Implement a Gate Pass System
Every material movement in and out of the site should be documented. A gate pass system ensures that no material leaves without an authorised record. Even a basic system significantly reduces the opportunity for unauthorised removal.
Assign Clear Custody and Responsibility
Designate a storekeeper who is solely responsible for receiving, storing, and issuing materials. All transactions should go through this person with proper documentation. When one person is accountable, irregularities are easier to detect.
Conduct Regular Physical Stock Verification
Do not wait for month-end to check stock. Weekly or fortnightly physical counts of high-value materials and comparison with system records will catch discrepancies early, before losses accumulate.
Secure Storage and Site Access
Store high-value materials in locked enclosures. Restrict access to storage areas to authorised personnel only. Install basic security measures such as lighting, fencing, and CCTV at key points, especially for materials stored overnight.
Separate Roles in Procurement and Stores
The person placing orders should not be the same person receiving and recording materials. Separating these roles reduces the possibility of collusion and creates a natural system of checks.
Track Consumption Against Norms
Set consumption benchmarks for key materials like cement, steel, and aggregates. If actual consumption consistently exceeds the norm without a clear reason, it warrants investigation. Unexplained variances are often the first sign of ongoing theft.
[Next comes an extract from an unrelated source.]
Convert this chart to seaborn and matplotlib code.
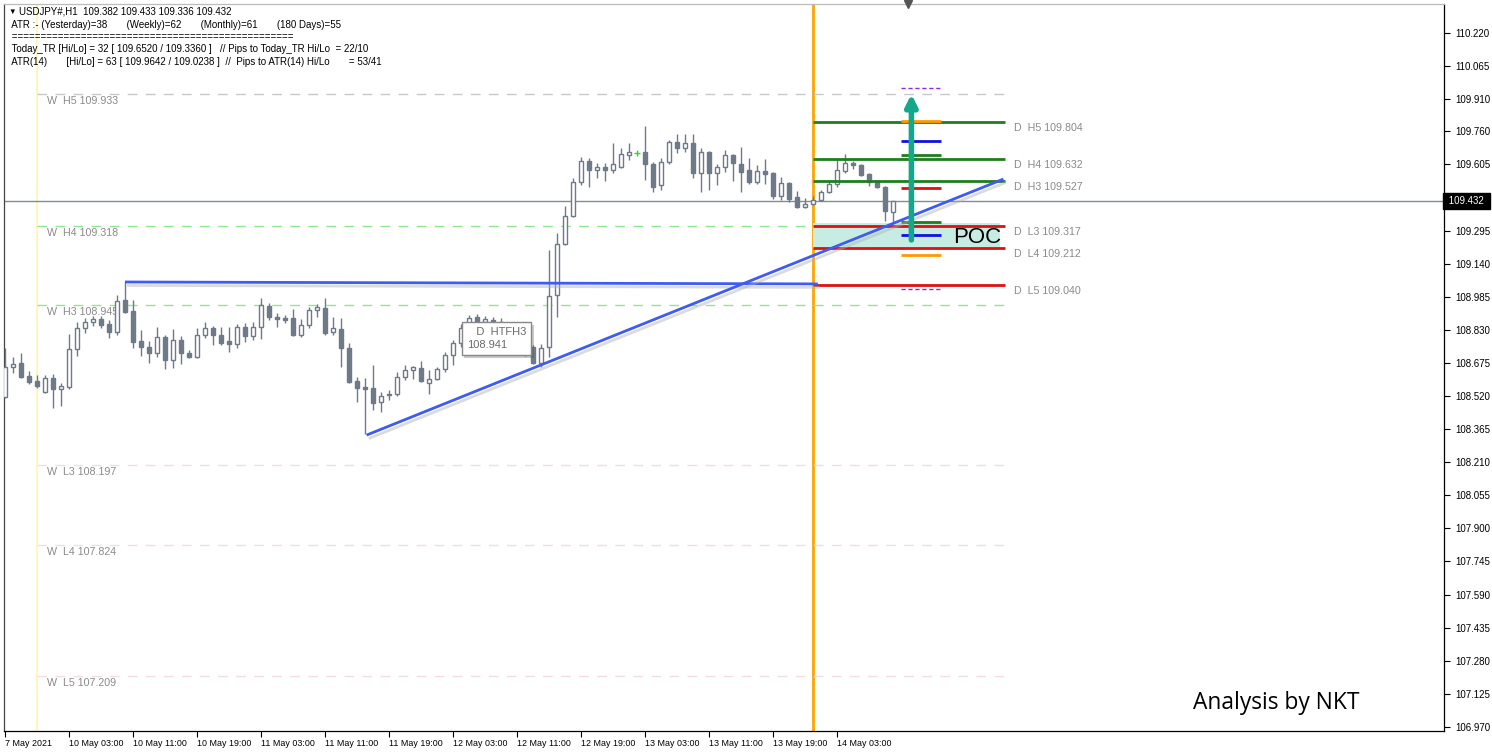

How Technology Helps Prevent Theft
Processes alone are difficult to enforce consistently, especially across multiple sites. This is where the best construction management software for material management makes a real difference.
A good ERP system helps in the following ways:
Real-Time Stock Visibility: Every receipt, issue, and transfer is recorded digitally and visible to authorised users across the organisation. There is no room for unrecorded transactions.
Automated Alerts: Systems can be configured to flag unusual consumption patterns, stock levels falling below expected norms, or materials issued without a corresponding work order.
Audit Trail: Every transaction carries a timestamp and the identity of the person who performed it. This creates accountability and makes it much harder for irregularities to go unnoticed.
Multi-Site Control: For companies managing multiple projects, a centralised system ensures that material data from every site is available in one place, making cross-site comparisons and oversight easy.
Reduced Manual Intervention: Automated workflows reduce the dependence on paper records and verbal communication, which are the weakest links in any manual system.
We have seen construction companies reduce material losses noticeably after moving from manual tracking to a structured ERP system, not because the software itself stops theft, but because it removes the conditions that allow theft to go undetected.
Conclusion
Material theft on construction sites is a genuine problem, but it is largely preventable. Most theft happens not because people are dishonest, but because the environment makes it easy. Weak controls, poor visibility, and manual systems create gaps that get exploited over time.
Fixing this requires a combination of clear processes, defined accountability, and the right tools. construction management software for material management gives companies the visibility and control they need to close those gaps and protect their project margins.
The goal is not to create an atmosphere of suspicion on site. It is to build systems strong enough that theft becomes difficult, detectable, and rare.